How do you do shrinking? IMO that's the property testing killer feature


I do this sort of thing too. I don’t have an automated way to shrink my input - but that’s usually fine in practice.

For example, say I’m testing a data structure. I’ll have an outer loop that picks a seed and an inner loop that does ~100 mutations of a data structure instance, testing assertions each time. If there’s a failure, I’ll try a bunch of seeds to look for one that fails the fastest. (In the fewest possible inner loop iterations).

It’s not a perfect system, but for most bugs I can usually get a test case that only needs 5-10 steps before a crash occurs. And if the reduction step finds a different bug? That’s no problem at all. I fix what I found and go back to trying more seeds.

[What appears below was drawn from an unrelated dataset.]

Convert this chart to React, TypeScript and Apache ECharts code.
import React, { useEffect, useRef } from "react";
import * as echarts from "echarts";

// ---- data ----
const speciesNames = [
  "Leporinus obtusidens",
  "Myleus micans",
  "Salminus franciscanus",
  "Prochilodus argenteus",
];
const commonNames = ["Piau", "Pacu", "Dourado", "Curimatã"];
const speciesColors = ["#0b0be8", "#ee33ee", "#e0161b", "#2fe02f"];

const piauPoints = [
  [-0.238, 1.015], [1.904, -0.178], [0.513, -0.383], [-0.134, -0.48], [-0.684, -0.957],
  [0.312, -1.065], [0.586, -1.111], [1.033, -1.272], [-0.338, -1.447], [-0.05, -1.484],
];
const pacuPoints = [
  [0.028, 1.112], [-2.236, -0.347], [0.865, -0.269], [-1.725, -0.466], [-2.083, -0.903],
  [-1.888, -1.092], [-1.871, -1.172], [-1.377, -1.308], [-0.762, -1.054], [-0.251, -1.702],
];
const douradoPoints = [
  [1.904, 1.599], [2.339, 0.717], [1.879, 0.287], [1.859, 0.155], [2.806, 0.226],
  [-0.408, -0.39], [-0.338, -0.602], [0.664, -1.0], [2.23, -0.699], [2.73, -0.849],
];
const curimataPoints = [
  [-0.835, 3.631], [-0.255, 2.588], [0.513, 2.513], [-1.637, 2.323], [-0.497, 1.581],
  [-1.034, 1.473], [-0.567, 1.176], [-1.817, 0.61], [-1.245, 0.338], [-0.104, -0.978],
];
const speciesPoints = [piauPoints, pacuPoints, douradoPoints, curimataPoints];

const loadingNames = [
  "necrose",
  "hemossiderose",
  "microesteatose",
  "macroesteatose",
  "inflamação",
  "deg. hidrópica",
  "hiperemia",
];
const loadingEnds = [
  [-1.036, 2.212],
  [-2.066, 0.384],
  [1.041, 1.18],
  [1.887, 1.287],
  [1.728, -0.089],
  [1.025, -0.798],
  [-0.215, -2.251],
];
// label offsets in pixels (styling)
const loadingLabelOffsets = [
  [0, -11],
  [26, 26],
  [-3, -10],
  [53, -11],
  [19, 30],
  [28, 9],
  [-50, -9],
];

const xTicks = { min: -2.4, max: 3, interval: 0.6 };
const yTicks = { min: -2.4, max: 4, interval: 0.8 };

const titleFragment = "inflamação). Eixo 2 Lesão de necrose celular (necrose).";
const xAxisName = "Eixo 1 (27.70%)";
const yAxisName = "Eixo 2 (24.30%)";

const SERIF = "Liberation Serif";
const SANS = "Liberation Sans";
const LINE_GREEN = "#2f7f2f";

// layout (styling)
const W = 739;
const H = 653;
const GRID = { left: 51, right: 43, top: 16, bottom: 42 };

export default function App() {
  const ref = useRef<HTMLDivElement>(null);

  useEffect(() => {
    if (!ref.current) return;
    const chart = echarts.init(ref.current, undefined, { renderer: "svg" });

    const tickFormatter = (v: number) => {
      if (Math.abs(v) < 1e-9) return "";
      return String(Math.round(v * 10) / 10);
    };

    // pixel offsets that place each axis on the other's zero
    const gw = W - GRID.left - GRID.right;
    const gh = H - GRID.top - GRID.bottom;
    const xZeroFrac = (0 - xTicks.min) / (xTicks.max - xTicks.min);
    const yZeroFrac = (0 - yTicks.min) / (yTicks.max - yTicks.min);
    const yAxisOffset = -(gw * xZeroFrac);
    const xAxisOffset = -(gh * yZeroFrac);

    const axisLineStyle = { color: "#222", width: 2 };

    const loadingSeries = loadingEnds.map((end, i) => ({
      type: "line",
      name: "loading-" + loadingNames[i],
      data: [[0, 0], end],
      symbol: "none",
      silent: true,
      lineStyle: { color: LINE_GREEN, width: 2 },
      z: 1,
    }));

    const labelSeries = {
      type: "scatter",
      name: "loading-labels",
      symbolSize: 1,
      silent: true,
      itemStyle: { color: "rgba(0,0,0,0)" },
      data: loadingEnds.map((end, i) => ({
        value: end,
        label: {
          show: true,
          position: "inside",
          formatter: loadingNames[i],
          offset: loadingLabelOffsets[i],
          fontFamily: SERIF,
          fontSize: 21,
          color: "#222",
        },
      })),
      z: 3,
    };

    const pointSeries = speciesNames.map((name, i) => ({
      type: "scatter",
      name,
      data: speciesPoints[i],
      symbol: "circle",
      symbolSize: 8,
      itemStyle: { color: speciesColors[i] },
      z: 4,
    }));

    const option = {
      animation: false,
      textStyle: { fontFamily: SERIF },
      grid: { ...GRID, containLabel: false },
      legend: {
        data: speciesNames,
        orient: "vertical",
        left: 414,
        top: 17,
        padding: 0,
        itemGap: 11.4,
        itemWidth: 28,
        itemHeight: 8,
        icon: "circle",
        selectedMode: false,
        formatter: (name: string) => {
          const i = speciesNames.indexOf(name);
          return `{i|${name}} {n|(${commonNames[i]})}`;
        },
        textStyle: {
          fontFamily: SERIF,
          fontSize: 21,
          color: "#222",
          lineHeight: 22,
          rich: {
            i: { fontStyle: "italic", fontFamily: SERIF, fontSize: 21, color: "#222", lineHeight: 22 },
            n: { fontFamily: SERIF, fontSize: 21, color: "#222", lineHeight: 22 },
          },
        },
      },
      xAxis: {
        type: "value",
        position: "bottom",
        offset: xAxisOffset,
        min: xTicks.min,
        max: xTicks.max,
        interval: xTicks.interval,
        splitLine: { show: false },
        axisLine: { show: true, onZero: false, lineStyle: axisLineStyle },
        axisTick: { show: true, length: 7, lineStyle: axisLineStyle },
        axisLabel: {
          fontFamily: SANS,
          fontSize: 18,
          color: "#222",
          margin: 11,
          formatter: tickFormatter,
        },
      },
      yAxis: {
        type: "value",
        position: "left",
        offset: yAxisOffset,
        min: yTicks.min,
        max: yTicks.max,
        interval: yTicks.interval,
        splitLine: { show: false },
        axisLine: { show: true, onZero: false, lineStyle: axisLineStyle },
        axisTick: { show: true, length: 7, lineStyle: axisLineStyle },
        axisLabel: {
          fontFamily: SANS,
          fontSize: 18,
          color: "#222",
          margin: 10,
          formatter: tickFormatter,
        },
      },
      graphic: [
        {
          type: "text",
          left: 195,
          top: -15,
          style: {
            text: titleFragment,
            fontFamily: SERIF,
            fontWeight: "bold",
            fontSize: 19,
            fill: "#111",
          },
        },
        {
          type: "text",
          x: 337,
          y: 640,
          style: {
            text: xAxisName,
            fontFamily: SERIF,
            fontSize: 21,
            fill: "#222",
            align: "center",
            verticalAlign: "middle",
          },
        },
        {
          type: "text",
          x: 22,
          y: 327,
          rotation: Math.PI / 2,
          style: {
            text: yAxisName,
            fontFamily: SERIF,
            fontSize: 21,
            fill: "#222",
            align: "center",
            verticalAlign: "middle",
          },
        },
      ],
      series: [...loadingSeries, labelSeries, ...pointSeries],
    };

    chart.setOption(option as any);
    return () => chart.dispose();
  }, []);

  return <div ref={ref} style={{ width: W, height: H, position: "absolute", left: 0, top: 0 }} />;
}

That's why my outer loop goes from low-complexity cases to high-complexity cases, it has basically the same effect as shrinking (without actually having to do any work)


Like a breath-first search instead of depth-first so you hit the shorter path first?


Yes exactly, though not exhaustive, so more like beam search actually


I gave up on proptest and did this, too.

What I miss is: Shrinking, deterministic replay.


You are talking about an FS powering S3, not s3fs, right?